Last week, for the first time since then, the U.S. saw & heard another French orchestra. This time, the musicians of the Orchestre National of France (France's equivalent of England's BBC orchestra) were greeted only by a French welcoming committee and a handful of curious bystanders. But these 96 men were just as determined as their predecessors to reveal the great soul of France. And they had France's best conductor to lead them, Charles Muench, who will become permanent conductor of the Boston Symphony next fall (TIME, April 19).
Their first concert was in Bridgeport, Conn., in a kind of sneak preview before their big night in Carnegie Hall. After five curtain calls, Musical Director Henry Barraud asked an American: "Is that good? In France that would be very good."

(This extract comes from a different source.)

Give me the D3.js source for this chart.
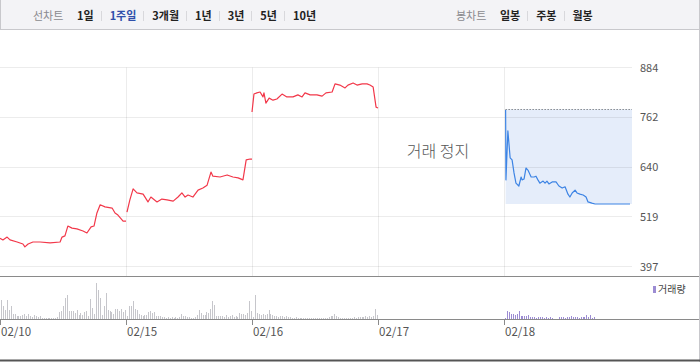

Then, at week's end, a Carnegie Hall audience, harder to please, discovered that a French orchestra is more than just another orchestra that happens to come from France: it has a tonal quality all its own. To most U.S. ears, used to lush, soaring strings, France's finest sounded a little thin. True to French tradition, the woodwind choir was outstanding (many a top U.S. woodwind player learned his trade from the French). Some in the audience missed the drilled precision of U.S. orchestras. Explained Director Barraud: "Our musicians are individualists. I don't mean that one violinist will be pushing up his bow while another is pulling his down, but there are differences in technique. We may not be so mechanically perfect--but we sound better." Few listeners were ready to go that far, but most agreed that the French orchestra had a cleanness and agility that many a U.S. orchestra lacks.
Before the Orchestre National goes home in December, 32 other U.S. and Canadian cities will get a chance to hear the French accent.